In a reflective state of mind when we got home, I did the first thing I always do when I’m in that kind of mood: posted on Facebook. “How the Salaffs spent New Year’s Eve,” I wrote. “In the ER, getting Izzy’s dislocated elbow popped back into place.” I wanted to chronicle our adventures, which is largely what I use Facebook for. It’s a kind of virtual Salaff family “scrapbook” of exciting events, missteps, musings, and announcements. It’s my way of communicating with the world.

My husband, on the other hand, doesn’t see it that way.
Husband: You posted about that on Facebook?
Me: Yeah. Are you upset that I did that?
Husband: No, I’m not upset. It’s that now it won’t be just our family’s special memory.
Me: (Pause)
“Dammit,” I thought to myself. “He’s right.”

One thing I love about my husband (and there are a million things) is his proclivity for non-disclosure. As an intensely private person, he enjoys freedom from the attention of others. He’s not the kind of person who craves the spotlight. He doesn’t feel the need to monopolize the verbal landscape. He’s not someone who says, “HERE I AM! NOTICE ME! LOVE ME! LISTEN TO ME! FEED ME!” For him, rhetoric is not the measure of wisdom. For him, true wisdom comes from quieting your soul.

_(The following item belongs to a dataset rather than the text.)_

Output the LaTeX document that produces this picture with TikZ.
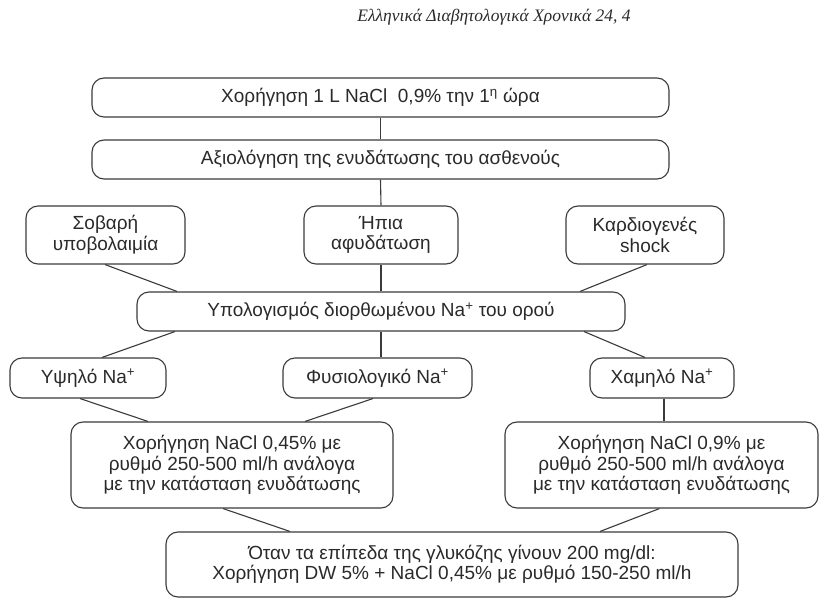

In this day and age of over-sharing and over-stimulation, his perspective is quite refreshing. It’s what makes him a great listener, a great observer, and a great joke teller. It’s also why it was like pulling teeth to get him to create his own Facebook page. “Why do people need to know what I’m doing at every minute of the day?” he once asked when I bugged him to sign up.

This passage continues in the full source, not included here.